Research output: Contribution to journalReview articlepeer-review


The bounce-back boundary condition for lattice Boltzmann simulations is evaluated for flow about an infinite periodic array of cylinders. The solution is compared with results from a more accurate boundary condition formulation for the lattice Boltemann method and with finite difference solutions. The bounce-back boundary condition is used to simulate boundaries of cylinders with both circular and octagonal cross-sections. The convergences of the velocity and total drag associated with this method are slightly sublinear with grid spacing. Error is also a function of relaxation time, increasing exponentially for large relaxation times. However, the accuracy does not exhibit a trend with Reynolds number between 0·1 and 100. The square lattice Boltzmann grid conforms to the octagonal cylinder but only approximates the circular cylinder, and the resulting error associated with the octagonal cylinder is half the error of the circular cylinder.

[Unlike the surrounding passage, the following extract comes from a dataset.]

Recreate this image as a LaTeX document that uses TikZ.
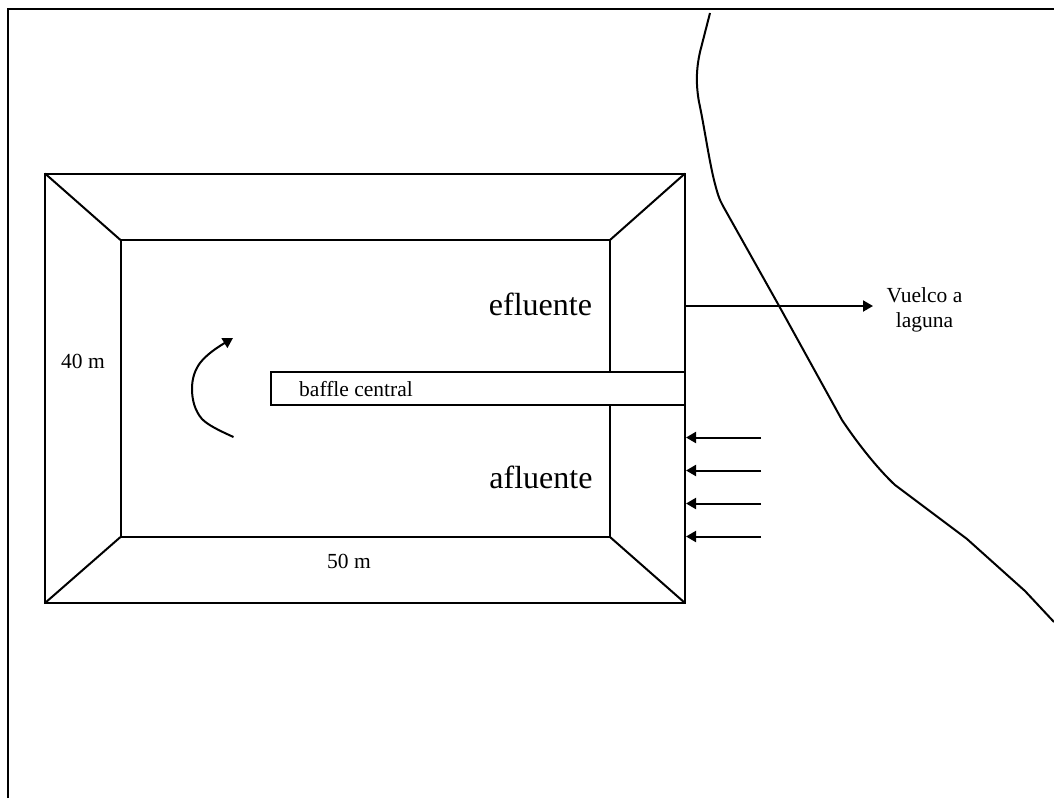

The bounce-back boundary condition is shown to yield accurate lattice Boltzmann simulations with reduced computational requirements for computational grids of 170 × 170 or finer, a relaxation time less than 1·5 and any Reynolds number from 0·1 to 100. For this range of parameters the root mean square error in velocity and the relative error in drag coefficient are less than 1 per cent for the octagonal cylinder and 2 per cent for the circular cylinder.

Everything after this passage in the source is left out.